Sociologist Elaine Hagopian' s concluding essay offers a luminous analysis of the intent of US Middle East policies on a state-by-state basis surveying US efforts to achieve strategic control of those states. At the same time, she does not spare those regional states from searching criticism, noting that democratic reforms are urgently needed to unlock mass resistance to the neocolonialism inherent in the policies of the US-Israeli alliance. She also raises serious and important questions about the heretofore successful efforts of the fundamentalist-Zionist alliance to undermine attempts to settle the Israeli-Palestinian conflict, and challenges the reader to examine the viability of a two-state solution in the wake of systematic destruction of the Palestinian infrastructure. Hagopian' s essay summarizes the welding of right-wing influenced US Middle East policy to the intensifying demonization of domestic Arab and Muslim communities detailing the ways in which Washington' s attempts to foster regime change in regional states by defining them as terrorist ultimately extend to threats against Arabs, Muslims and all communities within US borders.

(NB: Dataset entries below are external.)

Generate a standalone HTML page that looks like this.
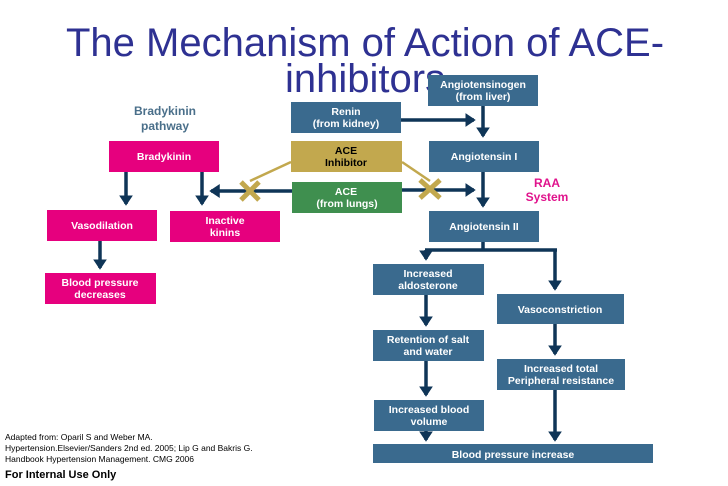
<!DOCTYPE html>
<html><head><style>
body{margin:0;background:#fff;}
svg{display:block;font-family:"Liberation Sans",Arial,sans-serif;}
.t{font-size:10.5px;font-weight:bold;fill:#fff;text-anchor:middle;}
</style></head><body>
<svg width="728" height="486" viewBox="0 0 728 486" xmlns="http://www.w3.org/2000/svg">
<defs><marker id="a" markerWidth="4" markerHeight="4" refX="2.5" refY="2" orient="auto" markerUnits="strokeWidth"><path d="M0,0 L3,2 L0,4 z" fill="#0f3557"/></marker></defs>
<text x="365" y="56" font-size="40" fill="#2e3192" text-anchor="middle">The Mechanism of Action of ACE-</text>
<text x="285" y="92" font-size="40" fill="#2e3192">inhibitors</text>
<text x="165" y="115" font-size="12" font-weight="bold" fill="#4a6f8a" text-anchor="middle">Bradykinin</text>
<text x="165" y="130" font-size="12" font-weight="bold" fill="#4a6f8a" text-anchor="middle">pathway</text>
<text x="547" y="187" font-size="12" font-weight="bold" fill="#e0138c" text-anchor="middle">RAA</text>
<text x="547" y="201" font-size="12" font-weight="bold" fill="#e0138c" text-anchor="middle">System</text>
<g stroke="#0f3557" stroke-width="3.5" fill="none">
<line x1="483" y1="106" x2="483" y2="136" marker-end="url(#a)"/>
<line x1="401" y1="120" x2="474" y2="120" marker-end="url(#a)"/>
<line x1="402" y1="190" x2="474" y2="190" marker-end="url(#a)"/>
<line x1="483" y1="172" x2="483" y2="206" marker-end="url(#a)"/>
<polyline points="483,242 483,250"/>
<line x1="425" y1="250" x2="557" y2="250"/>
<line x1="426" y1="250" x2="426" y2="259" marker-end="url(#a)"/>
<line x1="555" y1="250" x2="555" y2="289" marker-end="url(#a)"/>
<line x1="426" y1="295" x2="426" y2="325" marker-end="url(#a)"/>
<line x1="426" y1="361" x2="426" y2="395" marker-end="url(#a)"/>
<line x1="426" y1="431" x2="426" y2="440" marker-end="url(#a)"/>
<line x1="555" y1="324" x2="555" y2="354" marker-end="url(#a)"/>
<line x1="555" y1="390" x2="555" y2="440" marker-end="url(#a)"/>
<line x1="126" y1="172" x2="126" y2="204" marker-end="url(#a)"/>
<line x1="202" y1="172" x2="202" y2="204" marker-end="url(#a)"/>
<line x1="292" y1="191" x2="211" y2="191" marker-end="url(#a)"/>
<line x1="100" y1="241" x2="100" y2="268" marker-end="url(#a)"/>
</g>
<g stroke="#c2a84e" stroke-width="2.5">
<line x1="291" y1="162" x2="250" y2="181"/>
<line x1="402" y1="162" x2="430" y2="181"/>
</g>
<g stroke="#c2a84e" stroke-width="5">
<line x1="241" y1="182" x2="259" y2="200"/><line x1="259" y1="182" x2="241" y2="200"/>
<line x1="420" y1="180" x2="440" y2="198"/><line x1="440" y1="180" x2="420" y2="198"/>
</g>
<g fill="#3a6a8e">
<rect x="428" y="75" width="110" height="31"/>
<rect x="291" y="102" width="110" height="31"/>
<rect x="429" y="141" width="110" height="31"/>
<rect x="429" y="211" width="110" height="31"/>
<rect x="373" y="264" width="111" height="31"/>
<rect x="497" y="294" width="127" height="30"/>
<rect x="373" y="330" width="111" height="31"/>
<rect x="497" y="359" width="128" height="31"/>
<rect x="374" y="400" width="110" height="31"/>
<rect x="373" y="444" width="280" height="19"/>
</g>
<rect x="291" y="141" width="111" height="31" fill="#c2a84e"/>
<rect x="292" y="182" width="110" height="31" fill="#3f8f4f"/>
<g fill="#e6007e">
<rect x="109" y="141" width="110" height="31"/>
<rect x="47" y="210" width="110" height="31"/>
<rect x="170" y="211" width="110" height="31"/>
<rect x="45" y="273" width="111" height="31"/>
</g>
<g class="t">
<text x="483" y="88">Angiotensinogen</text><text x="483" y="100">(from liver)</text>
<text x="346" y="115">Renin</text><text x="346" y="127">(from kidney)</text>
<text x="484" y="160">Angiotensin I</text>
<text x="484" y="230">Angiotensin II</text>
<text x="428" y="277">Increased</text><text x="428" y="289">aldosterone</text>
<text x="560" y="313">Vasoconstriction</text>
<text x="428" y="343">Retention of salt</text><text x="428" y="355">and water</text>
<text x="561" y="372">Increased total</text><text x="561" y="384">Peripheral resistance</text>
<text x="429" y="413">Increased blood</text><text x="429" y="425">volume</text>
<text x="513" y="458">Blood pressure increase</text>
<text x="346" y="195">ACE</text><text x="347" y="207">(from lungs)</text>
<text x="164" y="160">Bradykinin</text>
<text x="102" y="229">Vasodilation</text>
<text x="225" y="224">Inactive</text><text x="225" y="236">kinins</text>
<text x="100" y="286">Blood pressure</text><text x="100" y="298">decreases</text>
</g>
<text x="346" y="154" font-size="10.5" font-weight="bold" fill="#000" text-anchor="middle">ACE</text>
<text x="346" y="166" font-size="10.5" font-weight="bold" fill="#000" text-anchor="middle">Inhibitor</text>
<g font-size="8.5" fill="#000">
<text x="5" y="440">Adapted from: Oparil S and Weber MA.</text>
<text x="5" y="451">Hypertension.Elsevier/Sanders 2nd ed. 2005; Lip G and Bakris G.</text>
<text x="5" y="462">Handbook Hypertension Management. CMG 2006</text>
</g>
<text x="5" y="478" font-size="11" font-weight="bold" fill="#000">For Internal Use Only</text>
</svg>
</body></html>
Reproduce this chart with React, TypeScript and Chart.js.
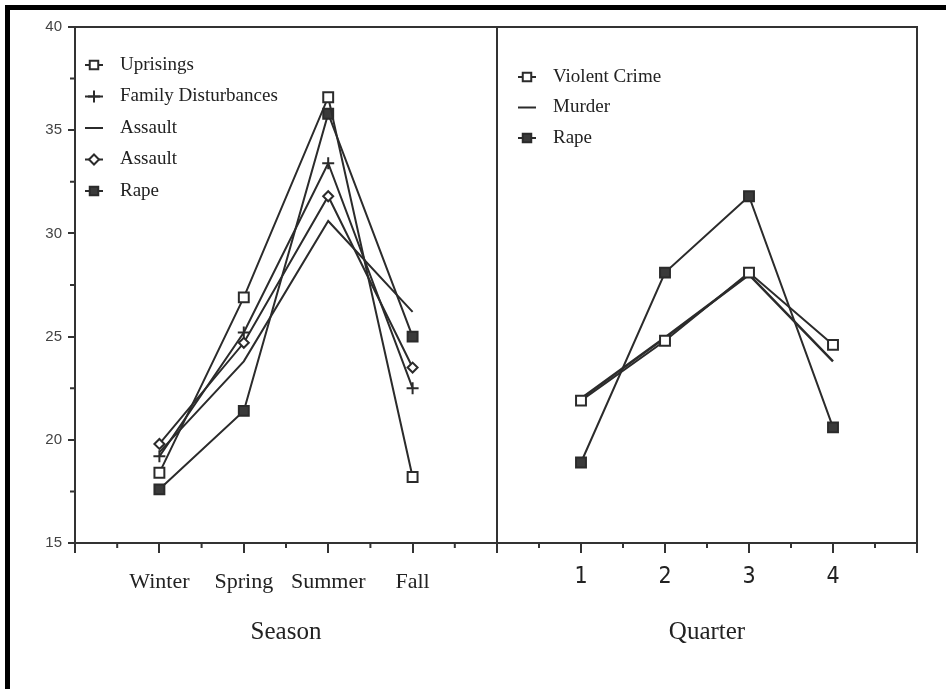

The present rising drumbeat over terrorist threats within the United States is increasingly accompanied by undisguised declarations that civil liberties must take a back seat to the war on terrorism. The horrific consequences of subordinating constitutional rights to claims of national security are illustrated with unrelenting clarity in this book. That alone makes Civil Rights In Peril vital reading for all who wish to learn and to act in defense of constitutional rights and in support of a peaceful and just world.